European Union members are holding a crucial vote to impose duties of up to 45% on imports of Chinese electric vehicles (EVs), Reuters reports.
The European Commission proposed final duties for the next five years to counter what it considered unfair Chinese subsidies after a year-long anti-subsidy investigation. However, the proposal could be blocked if a qualified majority of the 15 EU members, representing 65% of the bloc’s population, vote against it.
Germany, the region’s largest economy and biggest car maker, will vote against imposing tariffs, according to expectations. German carmakers, for whom China accounts for nearly a third of sales, have been particularly vocal in their opposition to the tariffs.
Spain’s Economy Minister Carlos Cuerpo also said in a letter to European Commission Vice President Valdis Dombrovskis, the EU should “keep negotiations open… beyond the binding vote” instead of imposing tariffs.
In response, Beijing launched its own inspections of imports of brandy, dairy products and pork from the EU this year. On Friday, Hungarian Prime Minister Viktor Orbán warned that the EU was heading towards an “economic cold war” against China.
The Commission says China’s spare production capacity of three million EVs a year is twice the size of the EU market. Given the 100% tariffs in the US and Canada, the most obvious destination for these EVs is Europe.

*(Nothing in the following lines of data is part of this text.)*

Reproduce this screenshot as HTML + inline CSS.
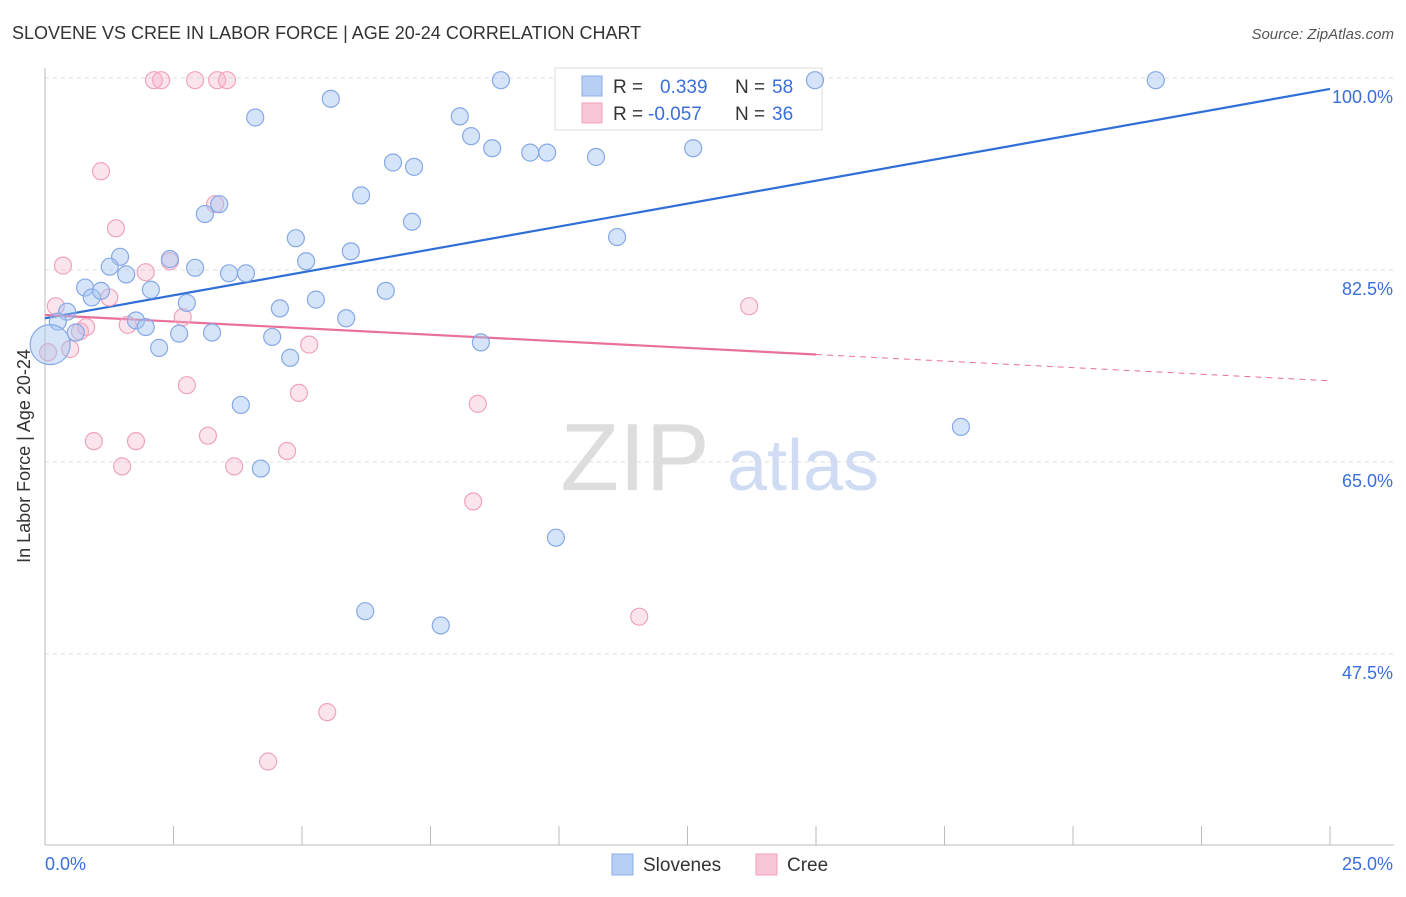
<!DOCTYPE html>
<html><head><meta charset="utf-8"><style>
body{margin:0;background:#fff;font-family:"Liberation Sans",sans-serif;}
svg text{font-family:"Liberation Sans",sans-serif;}
</style></head><body>
<svg id="chart" width="1406" height="892" xmlns="http://www.w3.org/2000/svg">
<text x="12" y="39" font-size="18" fill="#333">SLOVENE VS CREE IN LABOR FORCE | AGE 20-24 CORRELATION CHART</text>
<text x="1394" y="39" font-size="15" fill="#555" text-anchor="end" font-style="italic">Source: ZipAtlas.com</text>
<g>
<text x="635" y="490" font-size="96" fill="#ddd" text-anchor="middle" font-family="Liberation Serif">ZIP</text>
<text x="803" y="490" font-size="72" fill="#cfdcf3" text-anchor="middle">atlas</text>
</g>
<g id="grid"></g><g id="axes"></g><g id="lines"></g>
<text transform="translate(30,456) rotate(-90)" font-size="18" fill="#333" text-anchor="middle">In Labor Force | Age 20-24</text>
<g>
<rect x="555" y="68" width="267" height="62" fill="#fff" stroke="#ddd"/>
<rect x="582" y="76" width="20" height="20" fill="#b8cff5" stroke="#8aaee8"/>
<text x="613" y="93" font-size="19" fill="#333">R =</text><text x="660" y="93" font-size="19" fill="#3a6fd8">0.339</text>
<text x="735" y="93" font-size="19" fill="#333">N =</text><text x="772" y="93" font-size="19" fill="#3a6fd8">58</text>
<rect x="582" y="103" width="20" height="20" fill="#f8c6d6" stroke="#f0a0bc"/>
<text x="613" y="120" font-size="19" fill="#333">R =</text><text x="648" y="120" font-size="19" fill="#3a6fd8">-0.057</text>
<text x="735" y="120" font-size="19" fill="#333">N =</text><text x="772" y="120" font-size="19" fill="#3a6fd8">36</text>
</g>
<g id="pts"></g>
<g>
<rect x="612" y="854" width="21" height="21" fill="#b8cff5" stroke="#8aaee8"/>
<text x="643" y="871" font-size="19" fill="#333">Slovenes</text>
<rect x="756" y="854" width="21" height="21" fill="#f8c6d6" stroke="#f0a0bc"/>
<text x="787" y="871" font-size="19" fill="#333">Cree</text>
</g>
</svg>
<script>
const blueX=[8.87,14.98,21.61,5.56,4.09,8.07,8.29,8.70,9.44,9.77,10.72,12.61,6.77,7.18,6.15,3.11,3.39,7.14,4.88,11.13,5.95,5.08,1.46,2.43,1.26,2.92,3.58,3.91,1.58,0.78,2.06,0.91,1.09,6.63,2.76,4.57,5.27,0.43,0.25,1.77,1.96,5.86,0.60,2.61,3.25,4.42,2.22,8.48,4.77,0.10,3.81,17.82,4.20,9.94,6.23,7.70];
const blueY=[99.8,99.8,99.8,98.1,96.4,96.5,94.7,93.6,93.2,93.2,92.8,93.6,92.3,91.9,89.3,87.6,88.5,86.9,85.4,85.5,84.2,83.3,83.7,83.5,82.8,82.7,82.2,82.2,82.1,80.9,80.7,80.0,80.6,80.6,79.5,79.0,79.8,78.7,77.8,77.9,77.3,78.1,76.8,76.7,76.8,76.4,75.4,75.9,74.5,75.7,70.2,68.2,64.4,58.1,51.4,50.1];
const pinkX=[2.12,2.26,2.92,3.35,3.54,1.09,1.38,0.35,1.96,2.43,3.31,0.21,1.25,2.68,0.80,1.61,0.68,0.49,0.06,5.14,13.70,2.76,4.94,8.42,0.95,1.77,3.17,1.50,3.68,4.71,8.33,11.56,5.49,4.34];
const pinkY=[99.8,99.8,99.8,99.8,99.8,91.5,86.3,82.9,82.3,83.3,88.5,79.2,80.0,78.2,77.3,77.5,76.9,75.3,75.0,75.7,79.2,72.0,71.3,70.3,66.9,66.9,67.4,64.6,64.6,66.0,61.4,50.9,42.2,37.7];
const trendBlue=[78.1,99.0];
const trendPink=[78.4,72.4];
const yTicks=[100,82.5,65,47.5];
const yTickLabels=["100.0%","82.5%","65.0%","47.5%"];
const xTicks=[0,2.5,5,7.5,10,12.5,15,17.5,20,22.5,25];
const NS="http://www.w3.org/2000/svg";
const sx=v=>45+v*51.4, sy=v=>78+(100-v)*192/17.5;
function mk(parent,tag,attrs){const e=document.createElementNS(NS,tag);for(const k in attrs)e.setAttribute(k,attrs[k]);document.getElementById(parent).appendChild(e);return e;}
yTicks.forEach((t,i)=>{
 const l=mk('grid','line',{x1:45,x2:1394,y1:sy(t),y2:sy(t),stroke:'#ddd','stroke-dasharray':'4,4'});
 
 
 const tx=mk('grid','text',{x:1393,y:sy(t)+25,'font-size':18,fill:'#3a6fd8','text-anchor':'end'});
 tx.textContent=yTickLabels[i];
 
 
});
const ax=mk('axes','line',{x1:45,x2:1394,y1:845,y2:845,stroke:'#bbb'});


const ay=mk('axes','line',{x1:45,x2:45,y1:68,y2:845,stroke:'#bbb'});


xTicks.forEach(t=>{const l=mk('axes','line',{x1:sx(t),x2:sx(t),y1:826,y2:845,stroke:'#bbb'});
 
 });
const xl0=mk('axes','text',{x:45,y:870,'font-size':18,fill:'#3a6fd8'});xl0.textContent='0.0%';


const xl1=mk('axes','text',{x:1393,y:870,'font-size':18,fill:'#3a6fd8','text-anchor':'end'});xl1.textContent='25.0%';


function dot(x,y,f,s,name,r){const c=mk('pts','circle',{cx:sx(x),cy:sy(y),r:r,fill:f,stroke:s,'stroke-width':1.2});
 
 }
pinkX.forEach((x,i)=>dot(x,pinkY[i],'rgba(246,178,200,0.35)','#efa3bd','cree-point',8.5));
blueX.forEach((x,i)=>dot(x,blueY[i],'rgba(165,195,242,0.45)','#86a9e6','slovene-point',i===49?20:8.5));
const bl=mk('lines','line',{x1:sx(0),y1:sy(trendBlue[0]),x2:sx(25),y2:sy(trendBlue[1]),stroke:'#2f6fd6','stroke-width':2.2});


const pm=trendPink[0]+(trendPink[1]-trendPink[0])*15/25;
const pl=mk('lines','line',{x1:sx(0),y1:sy(trendPink[0]),x2:sx(15),y2:sy(pm),stroke:'#e8709a','stroke-width':2.2});


const pd=mk('lines','line',{x1:sx(15),y1:sy(pm),x2:sx(25),y2:sy(trendPink[1]),stroke:'#e8709a','stroke-width':1,'stroke-dasharray':'6,5'});


</script>
</body></html>
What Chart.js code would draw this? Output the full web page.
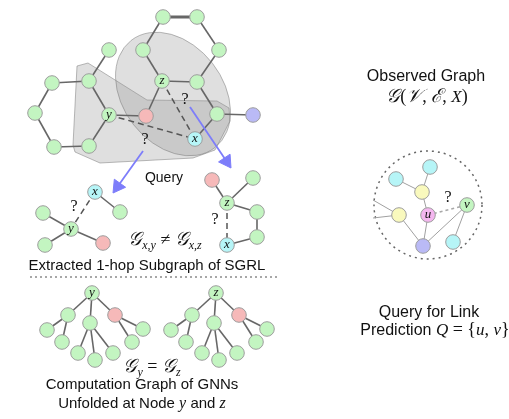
<!DOCTYPE html>
<html>
<head>
<meta charset="utf-8">
<script src="https://cdn.jsdelivr.net/npm/chart.js@4.4.0/dist/chart.umd.min.js"></script>
<style>
  html, body { margin: 0; padding: 0; background: #fff; }
  #wrap { width: 509px; height: 419px; }
</style>
</head>
<body>
<div id="wrap"><canvas id="diagram" width="509" height="419"></canvas></div>
<script>
// node lists: [x, y, kind, label]
var topNodes = [
  [163, 17, 'g', ''], [197, 17, 'g', ''], [143, 50, 'g', ''], [219, 50, 'g', ''],
  [162, 81, 'g', 'z'], [197, 82, 'g', ''], [109, 50, 'g', ''], [52, 83, 'g', ''],
  [89, 81, 'g', ''], [35, 113, 'g', ''], [109, 115, 'g', 'y'], [146, 116, 'r', ''],
  [217, 114, 'g', ''], [253, 115, 'b', ''], [54, 147, 'g', ''], [89, 146, 'g', ''],
  [195, 139, 'c', 'x']
];
var topEdges = [[0,2],[1,3],[2,4],[3,5],[4,5],[4,11],[5,12],[12,13],[12,16],
                [6,8],[7,8],[7,9],[9,14],[8,10],[10,15],[14,15],[10,11]];
var topBold = [[0,1]];
var topDashed = [[10,16],[4,16]];

var subNodes = [
  [95, 192, 'c', 'x'], [120, 212, 'g', ''], [71, 229, 'g', 'y'], [43, 213, 'g', ''],
  [45, 245, 'g', ''], [103, 243, 'r', ''],
  [212, 180, 'r', ''], [253, 178, 'g', ''], [227, 203, 'g', 'z'], [257, 212, 'g', ''],
  [257, 237, 'g', ''], [227, 245, 'c', 'x']
];
var subEdges = [[0,1],[2,3],[2,4],[2,5],[6,8],[8,7],[8,9],[9,10],[10,11]];
var subDashed = [[0,2],[8,11]];

// computation trees: one shape, two roots
var treeRoots = [[92, 'y'], [216, 'z']];
var treeDx = [0, -24, -2, 23, -45, -30, -14, 3, 21, 40, 51];
var treeY  = [293, 315, 323, 315, 330, 342, 353, 360, 353, 342, 329];
var treeKind = ['g','g','g','r','g','g','g','g','g','g','g'];
var treeEdges = [[0,1],[0,2],[0,3],[1,4],[1,5],[2,6],[2,7],[2,8],[3,9],[3,10]];

var obsNodes = [
  [430, 167, 'c', ''], [396, 179, 'c', ''], [422, 192, 'yl', ''], [399, 215, 'yl', ''],
  [428, 215, 'm', 'u'], [467, 205, 'g', 'v'], [423, 246, 'b', ''], [453, 242, 'c', ''],
  [373, 200, '', ''], [373, 218, '', '']
];
var obsEdges = [[0,2],[1,2],[2,4],[3,6],[4,6],[6,5],[5,7],[3,8],[3,9]];
var obsDashed = [[4,5]];

var arrows = [[[143, 151], [113, 193]], [[190, 107], [231, 168]]];
var separator = [[30, 277], [280, 277]];

var fills = { g: '#c3f5c1', r: '#f6b9b9', b: '#babaf6', c: '#b6f5f7', yl: '#f9f9bd', m: '#f4b6ef' };

function pt(p) { return { x: p[0], y: p[1] }; }

var datasets = [];
function addNodes(list, r) {
  var shown = list.filter(function (n) { return n[2] !== ''; });
  datasets.push({
    data: shown.map(pt),
    labelsList: shown.map(function (n) { return n[3]; }),
    showLine: false, order: 0, clip: false,
    pointRadius: r, pointHoverRadius: r,
    pointBackgroundColor: shown.map(function (n) { return fills[n[2]]; }),
    pointBorderColor: '#9d9d9d', pointBorderWidth: 1
  });
}
function addEdges(list, pairs, color, width, dash) {
  pairs.forEach(function (e) {
    datasets.push({
      data: [pt(list[e[0]]), pt(list[e[1]])],
      showLine: true, order: 2, clip: false, pointRadius: 0,
      borderColor: color, borderWidth: width, borderDash: dash || []
    });
  });
}

addEdges(topNodes, topEdges, '#676767', 1.6);
addEdges(topNodes, topBold, '#676767', 3);
addEdges(topNodes, topDashed, '#555', 1.5, [6, 4]);
addNodes(topNodes, 7.3);

addEdges(subNodes, subEdges, '#676767', 1.6);
addEdges(subNodes, subDashed, '#555', 1.5, [6, 4]);
addNodes(subNodes, 7.3);

treeRoots.forEach(function (root) {
  var tree = treeDx.map(function (dx, i) { return [root[0] + dx, treeY[i], treeKind[i], i === 0 ? root[1] : '']; });
  addEdges(tree, treeEdges, '#676767', 1.6);
  addNodes(tree, 7.3);
});

addEdges(obsNodes, obsEdges, '#a0a0a0', 1);
addEdges(obsNodes, obsDashed, '#a8a8a8', 1.6, [3, 3]);
addNodes(obsNodes, 7.3);

addEdges([separator[0], separator[1]], [[0, 1]], '#8a8a8a', 1.4, [2, 3]);

arrows.forEach(function (a) {
  var dx = a[1][0] - a[0][0], dy = a[1][1] - a[0][1];
  var len = Math.sqrt(dx * dx + dy * dy), ux = dx / len, uy = dy / len, r = 8;
  var head = [a[1][0] - ux * r, a[1][1] - uy * r];
  datasets.push({
    data: [pt(a[0]), pt(head)], showLine: true, order: 1, clip: false, pointRadius: 0,
    borderColor: '#7d7dfa', borderWidth: 1.8
  });
  datasets.push({
    data: [pt(head)], showLine: false, order: 1, clip: false,
    pointStyle: 'triangle', pointRadius: r, pointRotation: Math.atan2(ux, -uy) * 180 / Math.PI,
    pointBackgroundColor: '#7d7dfa', pointBorderColor: '#7d7dfa', pointBorderWidth: 1
  });
});

var SANS = '"Liberation Sans", Arial, sans-serif';
var SERIF = '"Liberation Serif", "DejaVu Serif", serif';
var captions = [
  ['Query', 164, 178, 14], ['Extracted 1-hop Subgraph of SGRL', 147, 266, 15],
  ['Computation Graph of GNNs', 142, 385, 15], ['Observed Graph', 426, 77, 16], ['Query for Link', 429, 313, 16]
];
var questionMarks = [[185, 100], [145, 140], [74, 207], [215, 220], [448, 198]];

function runs(ctx, cx, cy, parts) {
  var w = 0;
  parts.forEach(function (p) { ctx.font = p[1]; w += ctx.measureText(p[0]).width; });
  var x = cx - w / 2;
  ctx.textAlign = 'left'; ctx.textBaseline = 'alphabetic';
  parts.forEach(function (p) {
    ctx.font = p[1];
    ctx.fillText(p[0], x, cy + (p[2] || 0));
    x += ctx.measureText(p[0]).width;
  });
}

var decor = {
  id: 'decor',
  beforeDatasetsDraw: function (chart) {
    var ctx = chart.ctx, sx = chart.scales.x, sy = chart.scales.y;
    function P(x, y) { return [sx.getPixelForValue(x), sy.getPixelForValue(y)]; }
    ctx.save();
    // rounded polygon
    var poly = [[77,66],[88,63],[147,100],[217,101],[229,108],[230,121],[215,150],[193,158],[100,163],[75,152],[73,145]];
    ctx.beginPath();
    poly.forEach(function (p, i) { var q = P(p[0], p[1]); if (i) ctx.lineTo(q[0], q[1]); else ctx.moveTo(q[0], q[1]); });
    ctx.closePath();
    ctx.lineJoin = 'round';
    ctx.fillStyle = 'rgba(150,150,150,0.3)';
    ctx.strokeStyle = 'rgba(120,120,120,0.5)';
    ctx.lineWidth = 1;
    ctx.fill(); ctx.stroke();
    // tilted ellipse
    var c = P(173, 94);
    ctx.beginPath();
    ctx.ellipse(c[0], c[1], 68, 50, 52 * Math.PI / 180, 0, Math.PI * 2);
    ctx.fill(); ctx.stroke();
    // dotted circle around observed graph
    var o = P(428, 205);
    ctx.beginPath();
    ctx.arc(o[0], o[1], 54, 0, Math.PI * 2);
    ctx.setLineDash([2, 4]);
    ctx.strokeStyle = '#666'; ctx.lineWidth = 1.5;
    ctx.stroke();
    ctx.restore();
  },
  afterDatasetsDraw: function (chart) {
    var ctx = chart.ctx, sx = chart.scales.x, sy = chart.scales.y;
    function X(v) { return sx.getPixelForValue(v); }
    function Y(v) { return sy.getPixelForValue(v); }
    ctx.save();
    ctx.fillStyle = '#111';
    // node labels
    chart.data.datasets.forEach(function (ds, i) {
      if (!ds.labelsList) return;
      chart.getDatasetMeta(i).data.forEach(function (el, j) {
        var t = ds.labelsList[j];
        if (!t) return;
        ctx.font = 'italic 13px ' + SERIF;
        ctx.textAlign = 'center'; ctx.textBaseline = 'middle';
        ctx.fillText(t, el.x, el.y);
      });
    });
    ctx.textAlign = 'center'; ctx.textBaseline = 'middle';
    captions.forEach(function (c) {
      ctx.font = c[3] + 'px ' + SANS;
      ctx.fillText(c[0], X(c[1]), Y(c[2]));
    });
    ctx.font = '16px ' + SERIF;
    questionMarks.forEach(function (q) { ctx.fillText('?', X(q[0]), Y(q[1])); });

    var f = '15px ' + SANS, fr = '16px ' + SANS;
    var it = 'italic 16px ' + SERIF, itr = 'italic 17px ' + SERIF, rm = '18px ' + SERIF;
    var sub = 'italic 12px ' + SERIF, G = 'italic 19px ' + SERIF;
    runs(ctx, X(142), Y(408), [['Unfolded at Node ', f], ['y', it], [' and ', f], ['z', it]]);
    runs(ctx, X(435), Y(335), [['Prediction ', fr], ['Q', itr], [' = {', rm], ['u', itr], [', ', rm], ['v', itr], ['}', rm]]);
    runs(ctx, X(165), Y(245), [['\uD835\uDCA2', G], ['x,y', sub, 4], [' \u2260 ', rm], ['\uD835\uDCA2', G], ['x,z', sub, 4]]);
    runs(ctx, X(152), Y(372), [['\uD835\uDCA2', G], ['y', sub, 4], [' = ', rm], ['\uD835\uDCA2', G], ['z', sub, 4]]);
    runs(ctx, X(427), Y(102), [['\uD835\uDCA2', G], ['(', rm], ['\uD835\uDCB1', G], [', ', rm], ['\u2130', G], [', ', rm], ['X', itr], [')', rm]]);
    ctx.restore();
  }
};

new Chart(document.getElementById('diagram'), {
  type: 'scatter',
  data: { datasets: datasets },
  options: {
    responsive: false, animation: false, events: [],
    layout: { padding: 0, autoPadding: false },
    plugins: { legend: { display: false }, tooltip: { enabled: false } },
    scales: {
      x: { type: 'linear', min: 0, max: 509, display: false },
      y: { type: 'linear', min: 0, max: 419, reverse: true, display: false }
    }
  },
  plugins: [decor]
});
</script>
</body>
</html>
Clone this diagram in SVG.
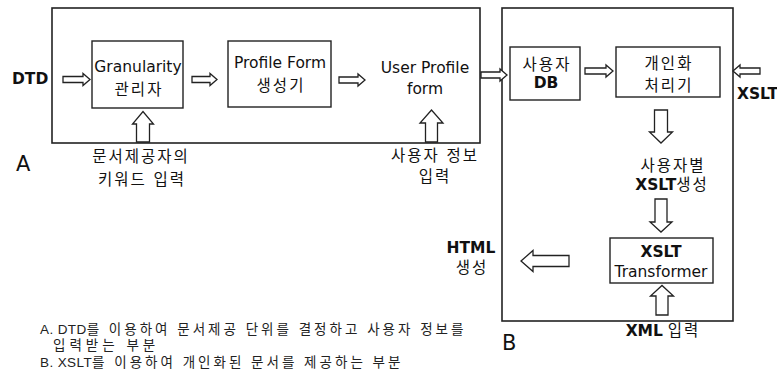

The EU executive said it was ready to continue talks with China on an alternative to tariffs and could reconsider price commitments after previously rejecting proposals from Chinese companies.
The tariffs range from 7.8 % for Tesla to 35.3 % for SAIC and other companies deemed not to have co-operated with the EU investigation. Those tariffs are in addition to the EU’s standard 10% import duty on cars.